PROBLEM → Only the lines from the top of the records below through the line containing "import plotly.graph_objects as go" should be printed, exactly and without pictures.
>> Start
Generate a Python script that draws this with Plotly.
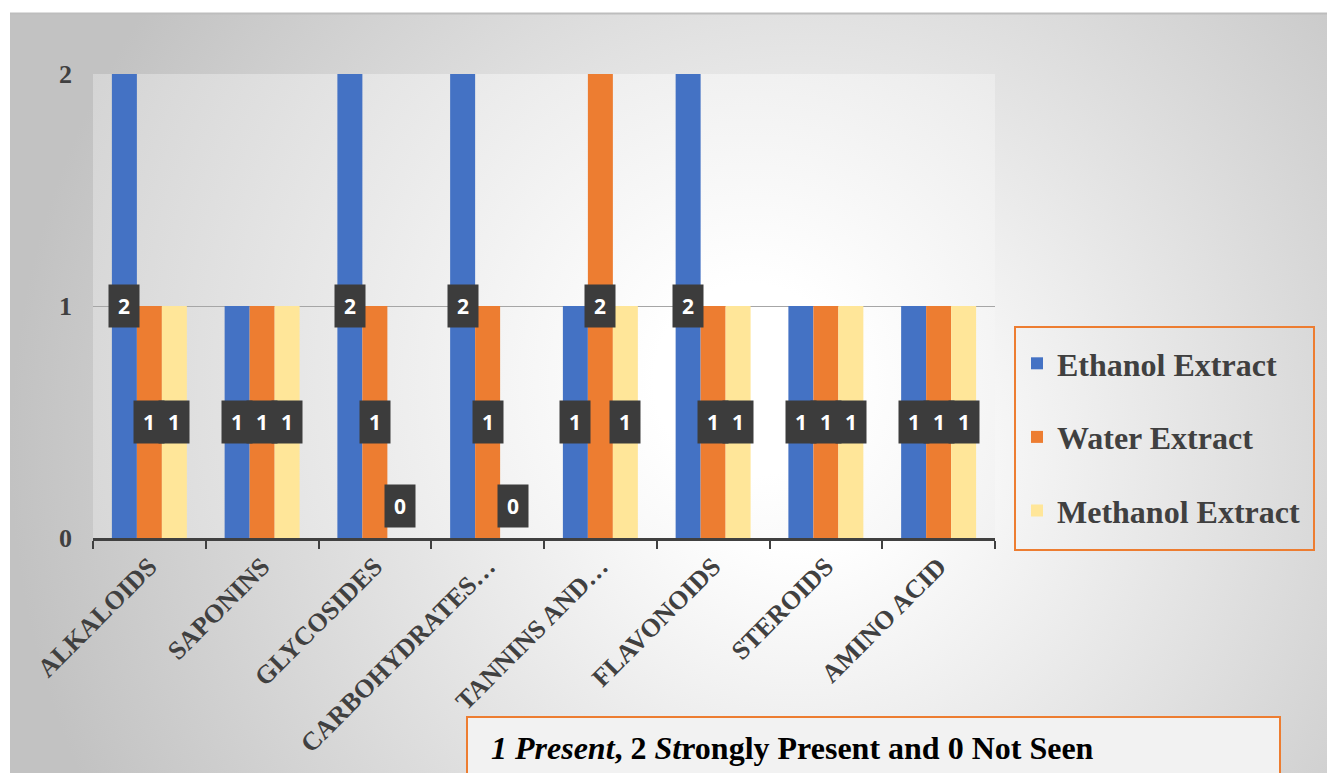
import base64
import plotly.graph_objects as go

categories = ["ALKALOIDS", "SAPONINS", "GLYCOSIDES", "CARBOHYDRATES…",
              "TANNINS AND…", "FLAVONOIDS", "STEROIDS", "AMINO ACID"]
series_names = ["Ethanol Extract", "Water Extract", "Methanol Extract"]
ethanol = [2, 1, 2, 2, 1, 2, 1, 1]
water = [1, 1, 1, 1, 2, 1, 1, 1]
methanol = [1, 1, 0, 0, 1, 1, 1, 1]
y_ticks = [0, 1, 2]
note_parts = [("1 Present", True), (", 2 ", False), ("St", True),
              ("rongly Present and 0 Not Seen", False)]

colors = ["#4472C4", "#ED7D31", "#FFE699"]
series_values = [ethanol, water, methanol]
SERIF = "Liberation Serif"

W, H = 1327, 773
L, R, T, B = 93, 995, 74, 538          # plot area in pixels
pw, ph = R - L, B - T


def px(xp):
    return (xp - L) / pw


def py(yp):
    return (B - yp) / ph


def svg_uri(w, h, cx, cy, r, c0, c1):
    svg = (
        f'<svg xmlns="http://www.w3.org/2000/svg" width="{w}" height="{h}" '
        f'viewBox="0 0 {w} {h}" preserveAspectRatio="none">'
        f'<defs><radialGradient id="g" gradientUnits="userSpaceOnUse" cx="{cx}" cy="{cy}" r="{r}">'
        f'<stop offset="0" stop-color="{c0}"/><stop offset="0.12" stop-color="{c0}"/>'
        f'<stop offset="1" stop-color="{c1}"/>'
        '</radialGradient></defs>'
        f'<rect width="{w}" height="{h}" fill="url(#g)"/>'
        '</svg>'
    )
    return "data:image/svg+xml;base64," + base64.b64encode(svg.encode()).decode()


fig = go.Figure()
for name, vals, col in zip(series_names, series_values, colors):
    fig.add_trace(go.Bar(
        x=categories, y=vals, name=name, legendgroup=name,
        marker=dict(color=col, line=dict(width=0)),
        hoverinfo="x+y+name",
    ))

# data labels
bargap = 0.335
bw = (1 - bargap) / 3
annotations = []
for j, vals in enumerate(series_values):
    for i, v in enumerate(vals):
        a = dict(
            x=i + (j - 1) * bw, y=(v / 2 if v > 0 else 0), xref="x", yref="y",
            text=f"<b>{v}</b>", showarrow=False,
            font=dict(family="Open Sans", size=21, color="white"),
            bgcolor="#3c3c3c", width=30, height=42, borderpad=0,
            xanchor="center", yanchor="middle",
        )
        if v == 0:
            a["yanchor"] = "bottom"
            a["yshift"] = 10
        annotations.append(a)

note_html = "".join(
    f'<span style="font-style:{"italic" if it else "normal"}">{t}</span>'
    for t, it in note_parts
)
annotations.append(dict(
    xref="paper", yref="paper", x=px(489), y=py(748),
    xanchor="left", yanchor="middle", showarrow=False,
    text=note_html,
    font=dict(family=SERIF, size=32, color="black", weight="bold"),
))

shapes = [
    dict(type="rect", xref="paper", yref="paper",
         x0=px(1015), x1=px(1314), y0=py(550), y1=py(327),
         line=dict(color="#ED7D31", width=2), fillcolor="rgba(0,0,0,0)"),
    dict(type="rect", xref="paper", yref="paper",
         x0=px(467), x1=px(1280), y0=py(790), y1=py(717),
         line=dict(color="#ED7D31", width=2), fillcolor="#f2f2f2", layer="below"),
    dict(type="line", xref="paper", yref="paper",
         x0=px(10), x1=px(1327), y0=py(13.5), y1=py(13.5),
         line=dict(color="#bdbdbd", width=2), layer="below"),
]

images = [
    dict(source=svg_uri(1317, 760, 790, 437, 790, "#ffffff", "#c2c2c2"),
         xref="paper", yref="paper", x=px(10), y=py(13), sizex=1317 / pw, sizey=760 / ph,
         xanchor="left", yanchor="top", sizing="stretch", layer="below"),
    dict(source=svg_uri(pw, ph, 657, 306, 800, "#ffffff", "#cfcfcf"),
         xref="paper", yref="paper", x=0, y=1, sizex=1, sizey=1,
         xanchor="left", yanchor="top", sizing="stretch", layer="below"),
]

fig.update_layout(
    width=W, height=H,
    margin=dict(l=L, r=W - R, t=T, b=H - B, pad=0),
    paper_bgcolor="white", plot_bgcolor="rgba(0,0,0,0)",
    barmode="group", bargap=bargap, bargroupgap=0,
    showlegend=True,
    legend=dict(
        x=px(1017), y=py(336), xanchor="left", yanchor="top",
        bgcolor="rgba(0,0,0,0)", borderwidth=0,
        font=dict(family=SERIF, size=32, color="#404040", weight="bold"),
        tracegroupgap=29,
    ),
    xaxis=dict(
        type="category", tickson="boundaries", ticks="outside", ticklen=8,
        tickwidth=2, tickcolor="#404040", showline=True, linewidth=3,
        linecolor="#404040", showgrid=False, tickangle=-45,
        tickfont=dict(family=SERIF, size=26, color="#404040", weight="bold"),
    ),
    yaxis=dict(
        range=[0, 2], tickvals=y_ticks, ticktext=[str(t) for t in y_ticks],
        showgrid=True, gridcolor="#a6a6a6", gridwidth=1, zeroline=False,
        showline=False, ticks="", ticklabelstandoff=20,
        tickfont=dict(family=SERIF, size=26, color="#404040", weight="bold"),
    ),
    annotations=annotations,
    shapes=shapes,
    images=images,
)

fig.write_html("out.html")
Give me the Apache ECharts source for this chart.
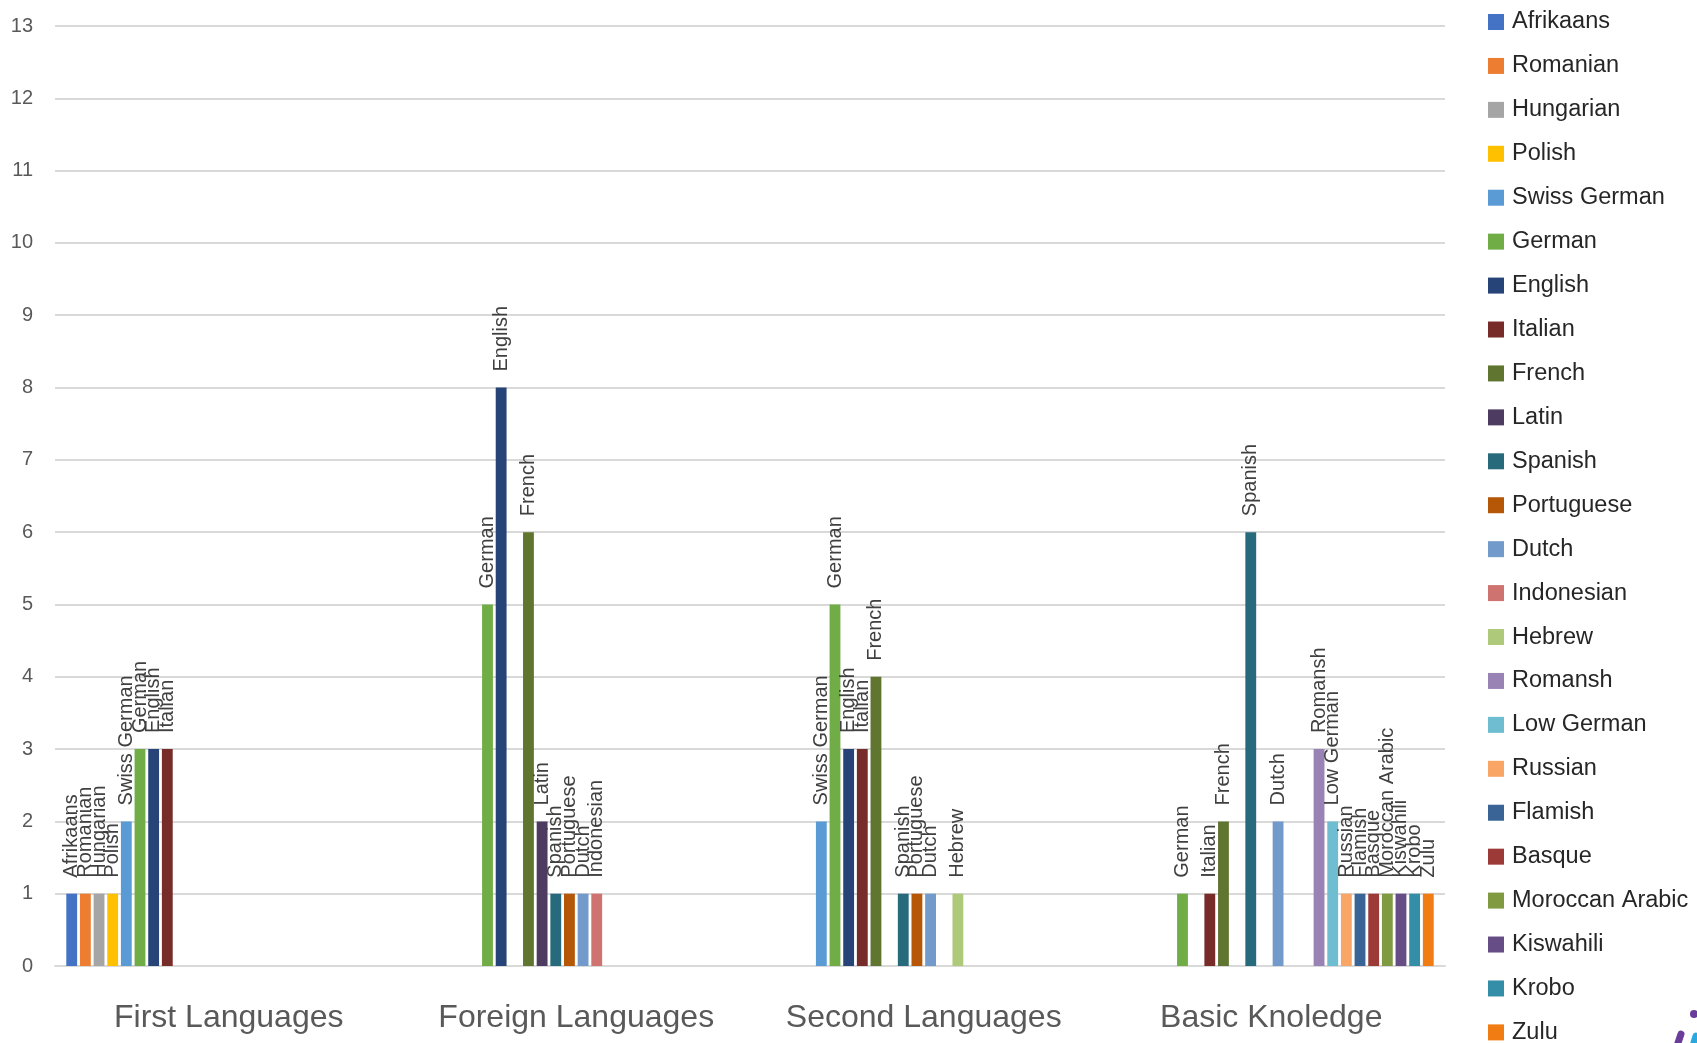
>> End
SOLUTION →
Generate a Python script that draws this with Plotly.
import base64
import plotly.graph_objects as go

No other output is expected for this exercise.